The placement was fully underwritten by brokers RBS Morgans and Moelis Australia (which means they’ll get the funds) but it’s notable that it represents almost 25 per cent of the issued capital.
This is a big risk for investors in a company that is not forecast to make a profit until the financial year 2014 (if then), by RBS Morgans’ analyst Nick Harris.
Each NextDC data centre is of the “co-located” variety, which means that it is simply a bunch of servers all bundled together into one warehouse. Pretty commoditised stuff.
It’s even more commoditised when you think that technology giants like Google, Microsoft and Apple are all putting their considerable muscle into building data centres around the world.
Harris values the stock at $2.01 by discounting its future cash flow forecasts. His big bull points include that it has “an independent national footprint” and “it is well funded”.
You can’t argue with either of those points, but one fundie summed up the group’s problem when he said that his company is paying $200 a year for back up from a US cloud, while such options in Australia cost $1300 a month.
Another cloud player – the other Macquarie
Elsewhere in the cloud we see more hope for investors in Macquarie Telecom – another data centre company, but one which has positive earnings growth and delivers a dividend, to boot.
This company has been in the telco space since the early 90s, first as a reseller, and then in the aftermath of the tech-wreck in 2000 moving into data centres, or hosting. Macquarie bought a data centre near Sydney’s Central Station, and is busy building another in Sydney’s Macquarie Park for about $60 million.

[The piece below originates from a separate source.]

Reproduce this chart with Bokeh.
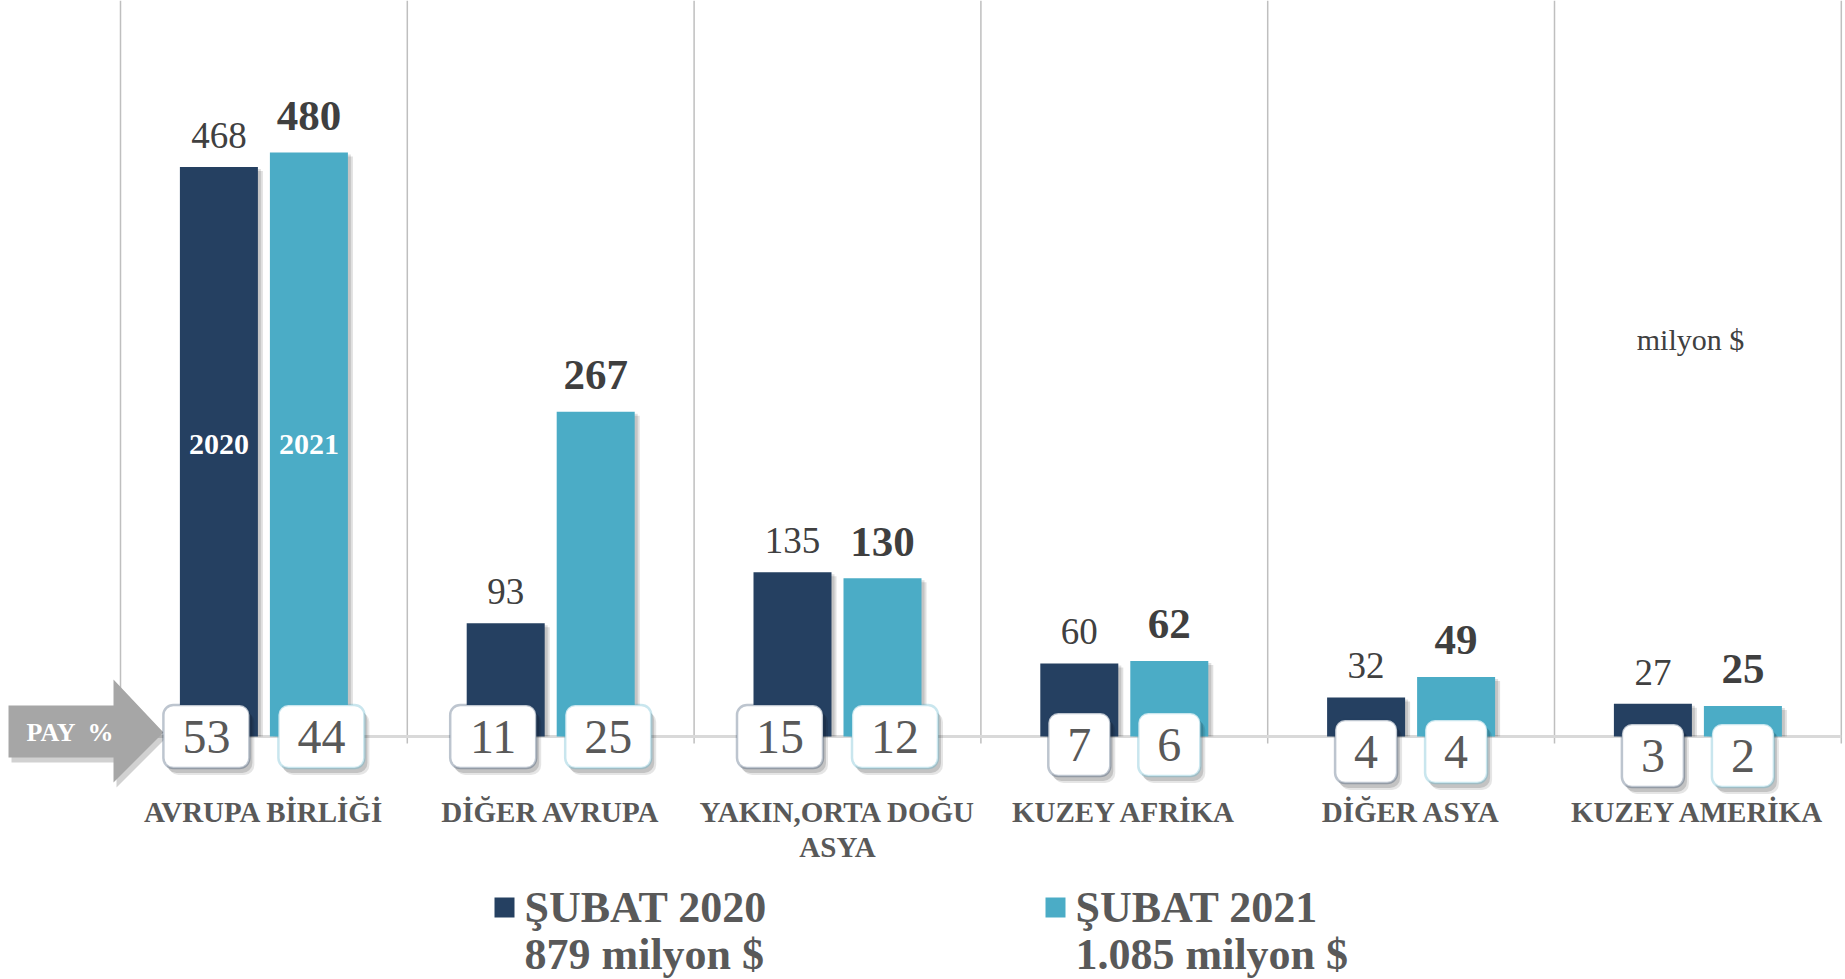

Unlike Next DC, which is solely an infrastructure provider, Macquarie gives customers what it calls “managed services”.
Next DC provides the space to house its clients’ servers. Macquarie does this, but also looks after its clients’ IT needs. This extends to “business critical” services. According to founder Aidan Tudehope, about 20 per cent of its revenues come from hosting IT services for government departments. Organisations like ASIC and ASIO rely on Macquarie to ensure that their IT systems are operational at all times.
Its hosting business has increased revenues something like 30 per cent a year since its commencement. And being a predominantly fixed cost business, its revenue growth is magnified on the bottom line. It has increased EPS by 40 per cent between fiscal 2009 and 2010 and Bell Potter forecasts it to climb a further 60 per cent in fiscal 2011 to 80.5 cents, and then grow at more than 20 per cent a year over the next two financial years.
At $10.69 a share, this puts the company on a PE of just over 13 times. Bell Potter’s $13 price target is based on the 20 per cent discount that it trades to its telco peers.
In the IT world, the cloud is definitely more than vapour, and companies like Macquarie Telecom are trying to prove that it is also more than a bunch of servers in a warehouse.